Anti-government protests flared in several Chinese cities and on college campuses over the weekend. But the country’s most widespread show of public dissent in decades will have to manage without a crucial communication tool, because Apple restricted its use in China earlier this month.

AirDrop, the file-sharing feature on iPhones and other Apple devices, has helped protestors in many authoritarian countries evade censorship. That’s because AirDrop relies on direct connections between phones, forming a local network of devices that don’t need the internet to communicate. People can opt into receiving AirDrops from anyone else with an iPhone nearby.

That changed on Nov. 9, when Apple released a new version of its mobile operating system, iOS 16.1.1, to customers worldwide. Rather than listing new features, as it often does, the company simply said, “This update includes bug fixes and security updates and is recommended for all users.”

Hidden in the update was a change that only applies to iPhones sold in mainland China: AirDrop can only be set to receive messages from everyone for 10 minutes, before switching off. There’s no longer a way to keep the “everyone” setting on permanently on Chinese iPhones. The change, first noticed by Chinese readers of 9to5Mac, doesn’t apply anywhere else.

AirDrop has been an effective communication tool for protestors in Hong Kong, as Quartz previously documented. It’s been used to communicate with other protestors, reach passersby, and spread messages to tourists from mainland China visiting Hong Kong.

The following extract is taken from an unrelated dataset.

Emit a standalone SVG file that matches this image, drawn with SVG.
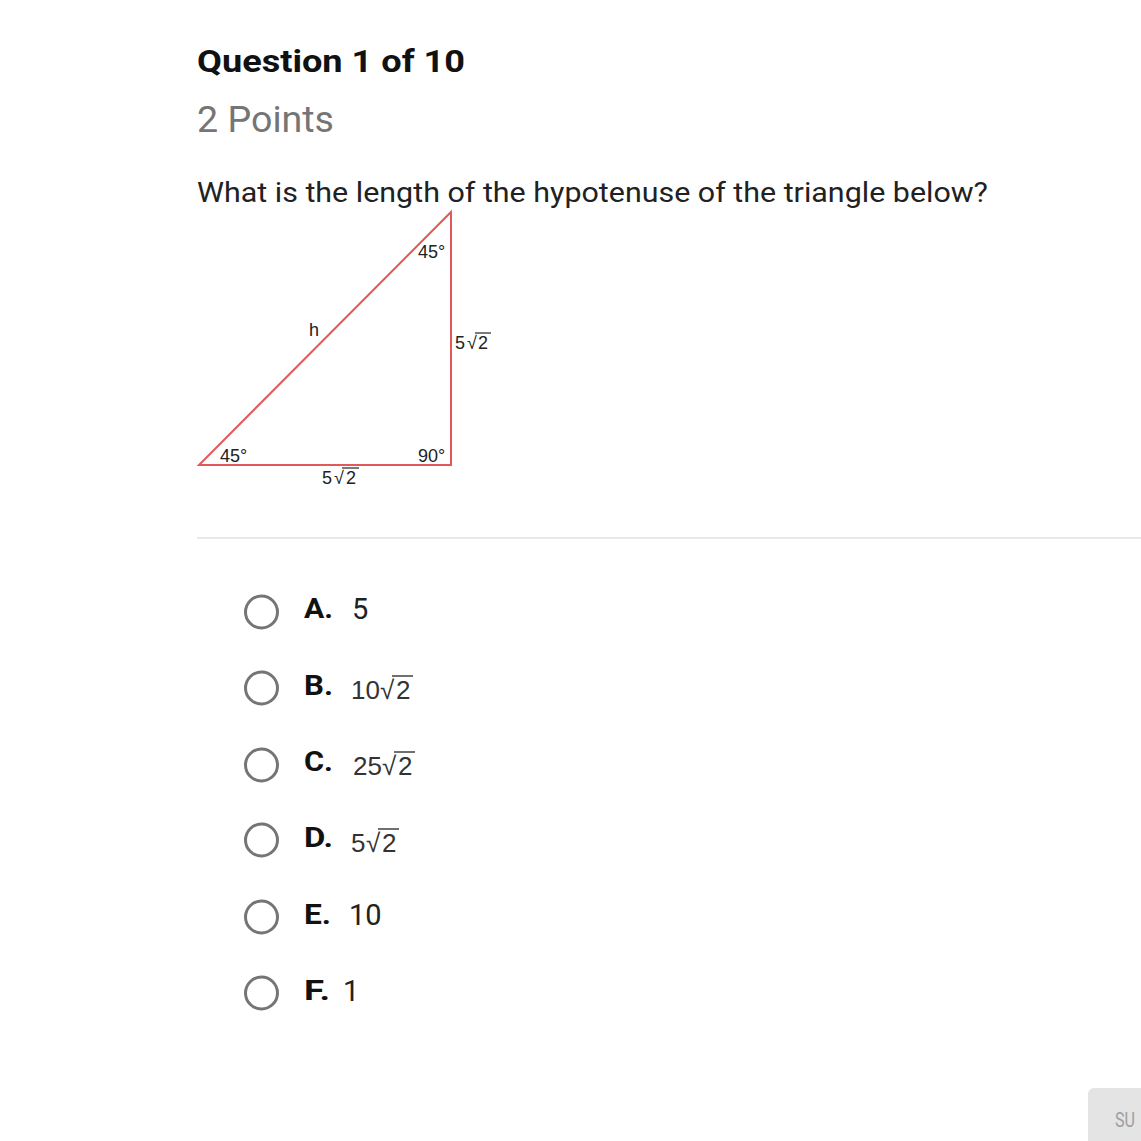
<svg xmlns="http://www.w3.org/2000/svg" width="1141" height="1141" viewBox="0 0 1141 1141">
<style>
.tri{font-family:"Liberation Sans",Arial,sans-serif;font-size:18px;fill:#222}
.opt{font-family:Roboto,"Liberation Sans",sans-serif;font-size:29px;fill:#212121}
.lbl{font-family:Roboto,"Liberation Sans",sans-serif;font-size:28px;font-weight:bold;fill:#111}
.sq{font-family:"Liberation Sans",Arial,sans-serif;font-size:26px;fill:#333}
.radio{fill:#fff;stroke:#757575;stroke-width:3}
.ov{stroke:#333;stroke-width:1.4}
.ovt{stroke:#222;stroke-width:1.2}
</style>
<rect width="1141" height="1141" fill="#fff"/>
<g id="header">
<text x="197" y="72" font-family="Roboto,'Liberation Sans',sans-serif" font-size="32" font-weight="bold" fill="#111" textLength="268" lengthAdjust="spacingAndGlyphs">Question 1 of 10</text>
<text x="197" y="132" font-family="Roboto,'Liberation Sans',sans-serif" font-size="36" fill="#757575" textLength="137" lengthAdjust="spacingAndGlyphs">2 Points</text>
<text x="197" y="202" font-family="Roboto,'Liberation Sans',sans-serif" font-size="28" fill="#212121" textLength="791" lengthAdjust="spacingAndGlyphs">What is the length of the hypotenuse of the triangle below?</text>
</g>
<g id="triangle">
<polygon points="199,465 451,465 451,212" fill="none" stroke="#e05a5a" stroke-width="2"/>
<text class="tri" x="418" y="258">45°</text>
<text class="tri" x="309" y="336">h</text>
<text class="tri" y="349"><tspan x="455">5</tspan><tspan x="467">√</tspan><tspan x="478">2</tspan></text>
<line class="ovt" x1="475" y1="333" x2="491" y2="333"/>
<text class="tri" x="220" y="462">45°</text>
<text class="tri" x="418" y="462">90°</text>
<text class="tri" y="484"><tspan x="322">5</tspan><tspan x="334">√</tspan><tspan x="346">2</tspan></text>
<line class="ovt" x1="342" y1="468" x2="359" y2="468"/>
</g>
<line x1="197" y1="538" x2="1141" y2="538" stroke="#e0e0e0" stroke-width="1.5"/>
<g id="optA"><circle class="radio" cx="261.5" cy="612" r="16"/><text class="lbl" x="304" y="618" textLength="29" lengthAdjust="spacingAndGlyphs">A.</text><text class="opt" x="352" y="619">5</text></g>
<g id="optB"><circle class="radio" cx="261.5" cy="688" r="16"/><text class="lbl" x="304" y="695" textLength="29" lengthAdjust="spacingAndGlyphs">B.</text><text class="sq" y="699"><tspan x="351">10</tspan><tspan x="380">√</tspan><tspan x="396">2</tspan></text><line class="ov" x1="392" y1="676" x2="413" y2="676"/></g>
<g id="optC"><circle class="radio" cx="261.5" cy="765" r="16"/><text class="lbl" x="304" y="771" textLength="29" lengthAdjust="spacingAndGlyphs">C.</text><text class="sq" y="775"><tspan x="353">25</tspan><tspan x="382">√</tspan><tspan x="398">2</tspan></text><line class="ov" x1="394" y1="752" x2="415" y2="752"/></g>
<g id="optD"><circle class="radio" cx="261.5" cy="840" r="16"/><text class="lbl" x="304" y="847" textLength="29" lengthAdjust="spacingAndGlyphs">D.</text><text class="sq" y="852"><tspan x="351">5</tspan><tspan x="366">√</tspan><tspan x="382">2</tspan></text><line class="ov" x1="378" y1="829" x2="399" y2="829"/></g>
<g id="optE"><circle class="radio" cx="261.5" cy="917" r="16"/><text class="lbl" x="304" y="924" textLength="27" lengthAdjust="spacingAndGlyphs">E.</text><text class="opt" x="349" y="925">10</text></g>
<g id="optF"><circle class="radio" cx="261.5" cy="993" r="16"/><text class="lbl" x="304" y="1000" textLength="26" lengthAdjust="spacingAndGlyphs">F.</text><text class="opt" x="343" y="1001">1</text></g>
<g id="submit">
<rect x="1088" y="1088" width="70" height="70" rx="6" fill="#e4e4e4"/>
<text x="1115" y="1127" font-family="Roboto,'Liberation Sans',sans-serif" font-size="21" fill="#a0a0a0" textLength="20" lengthAdjust="spacingAndGlyphs">SU</text>
</g>
</svg>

On the mainland, protestors have also AirDropped protest literature, particularly on college campuses where some of the current protests have broken out. China’s control of the internet has become so strong that dissidents must cling to any crack in the so-called Great Firewall.

Apple is raking in billions and billions by using the Chinese workforce to create their devices. So of course, when the Chinese government comes calling, Apple falls right in line.